Kemudian, 39 tahun lalu Haedar datang ke Yogyakarta, menjalani hidup mengalir apa adanya. Setelah 1979-1983 berada di IPM DIY, akhirnya Haedar masuk untuk pertama ke Pimpinan Pusat IPM, dan selalu mendapat tugas merumuskan sesuatu.
Salah satunya melahirkan konsep tiga tertib mulai dari tertib ibadah, tertib organisasi dan tertib belajar. Targetnya, melahirkan generasi yang lebih baik lagi.

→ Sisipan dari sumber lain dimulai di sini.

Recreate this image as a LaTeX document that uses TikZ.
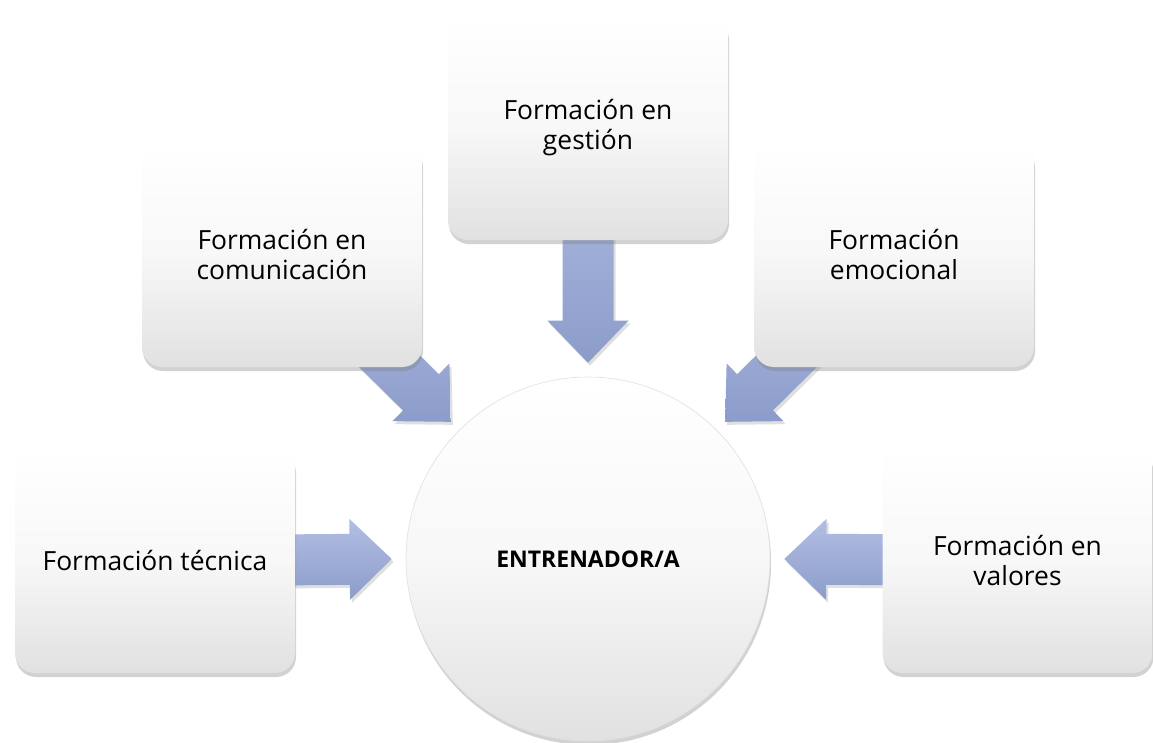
\documentclass[tikz,border=0pt]{standalone}
\usepackage{fontspec}
\setmainfont{Open Sans}
\usetikzlibrary{calc,shadows,backgrounds}
\definecolor{arrowtop}{RGB}{178,191,228}
\definecolor{arrowbot}{RGB}{140,156,202}
\definecolor{boxbot}{RGB}{225,225,225}
\tikzset{
  card/.style={rectangle, rounded corners=20pt, minimum width=280pt, minimum height=224pt,
    inner sep=0pt, align=center, top color=white, bottom color=boxbot,
    middle color=white!75!boxbot,
    font=\fontsize{26.4}{30}\selectfont,
    drop shadow={shadow xshift=1pt, shadow yshift=-4pt, opacity=0.35}},
  hub/.style={circle, minimum size=364pt, inner sep=0pt, top color=white, bottom color=boxbot,
    middle color=white!75!boxbot,
    draw=black!12, line width=0.6pt, font=\fontsize{23}{30}\selectfont\bfseries,
    drop shadow={shadow xshift=1pt, shadow yshift=-4pt, opacity=0.35}},
  blockarrow/.style={top color=arrowtop, bottom color=arrowbot,
    drop shadow={shadow xshift=2pt, shadow yshift=-3pt, opacity=0.25}}
}
\newcommand\flowarrow[3]{%
  \coordinate (#3) at ($(#2)!42pt!(#1)$);
  \path[blockarrow] ($(#1)!25.5pt!90:(#2)$) -- ($(#3)!25.5pt!-90:(#1)$)
    -- ($(#3)!40.5pt!-90:(#1)$) -- (#2) -- ($(#3)!40.5pt!90:(#1)$)
    -- ($(#3)!25.5pt!90:(#1)$) -- ($(#1)!25.5pt!-90:(#2)$) -- cycle;
}
\begin{document}
\begin{tikzpicture}[x=1pt,y=1pt]
\useasboundingbox (0,0) rectangle (1153,-742);
\node[hub] (ctr) at (588,-559) {ENTRENADOR/A};
\node[card] (tec) at (155,-561) {Formación técnica};
\node[card] (com) at (282,-255) {Formación en\\comunicación};
\node[card] (ges) at (588,-128) {Formación en\\gestión};
\node[card] (emo) at (894,-255) {Formación\\emocional};
\node[card, minimum width=270pt, minimum height=225pt] (val) at (1017.5,-560.5) {Formación en\\valores};
\coordinate (t1) at ($(ctr.west)+(-14,0)$);
\coordinate (t2) at ($(ctr.center)!194pt!(ctr.north west)$);
\coordinate (t3) at ($(ctr.north)+(0,14)$);
\coordinate (t4) at ($(ctr.center)!194pt!(ctr.north east)$);
\coordinate (t5) at ($(ctr.east)+(14,0)$);
\begin{scope}[on background layer]
  \fill[white] (0,0) rectangle (1153,-742);
  \flowarrow{tec.center}{t1}{h1}
  \flowarrow{com.center}{t2}{h2}
  \flowarrow{ges.center}{t3}{h3}
  \flowarrow{emo.center}{t4}{h4}
  \flowarrow{val.center}{t5}{h5}
\end{scope}
\end{tikzpicture}
\end{document}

Sebab, Haedar sepakat, IPM merupakan sekolah kehidupan, IPM merupakan sekolah perjuangan.
"Ada gelora dalam hati, kita boleh tidak jadi sesuatu, tapi kita harus bisa mengantarkan generasi setelah saya untuk jadi banyak sesuatu yang bermakna," ujar Haedar.
Wakil Menteri Agraria dan Tata Ruang, Raja Juli Antoni berharap, IPM harus jadi tulang punggung Islam berkemajuan, percaya diri kepada Muhammadiyah. Toni turut mengingatkan pesan Malik Fajar kalau Muhammadiyah merupakan gerakan dakwah.
Artinya, ia melihat, IPM harus membantu menunjukkan ke publik jika Muhammadiyah benar-benar gerakan dakwah, amar ma'ruf nahi munkar. Gerakan yang jadikan ikhlas sebagai landasan. Pesan itu dirasa masih relevan dibicarakan sampai hari ini.
Termasuk, lanjut Toni, untuk diimplementasikan kader-kader muda Muhammadiyah dalam menghadapi perbedaan saat menggelar muktamar. Yang mana, merupakan agenda pertemuan/permusyawaratan tertinggi yang diadakan persyarikatan Muhammadiyah.
"Agar muktamar itu tidak menjadi seperti partai politik, ini dakwah, berbakti, seperti kata Pak Malik. Saya kira, ini penting bagi IPM agar disosialisasikan," kata Toni.
Ketum PP IPM, Nashir Efendi menuturkan, enam dekade IPM mengepakkan sayap, melanglang buwana, menjalin ukhuwah, melahirkan kader-kader hebat. Dalam QS Ar'ad 11, Allah tidak akan mengubah keadaan kaum ketika kaum itu tidak mau merubahnya.
Ia merasa, pesan Allah SWT sudah sangat jelas di sana. Artinya, dalam usia 61 tahun ini, ketika IPM ingin tetap bertahan, tetap bisa berdiri di atas kepentingan pelajar, dihadapi tantangan zaman, kemampuan untuk berubah harus datang dari IPM sendiri.
"Pertanyaan IPM masih bertahan atau tidak, itu adalah pertanyaan yang bisa kita jawab dengan jawaban yang semuanya kita lakukan bersama-sama sejak sekarang," ujar Nashir.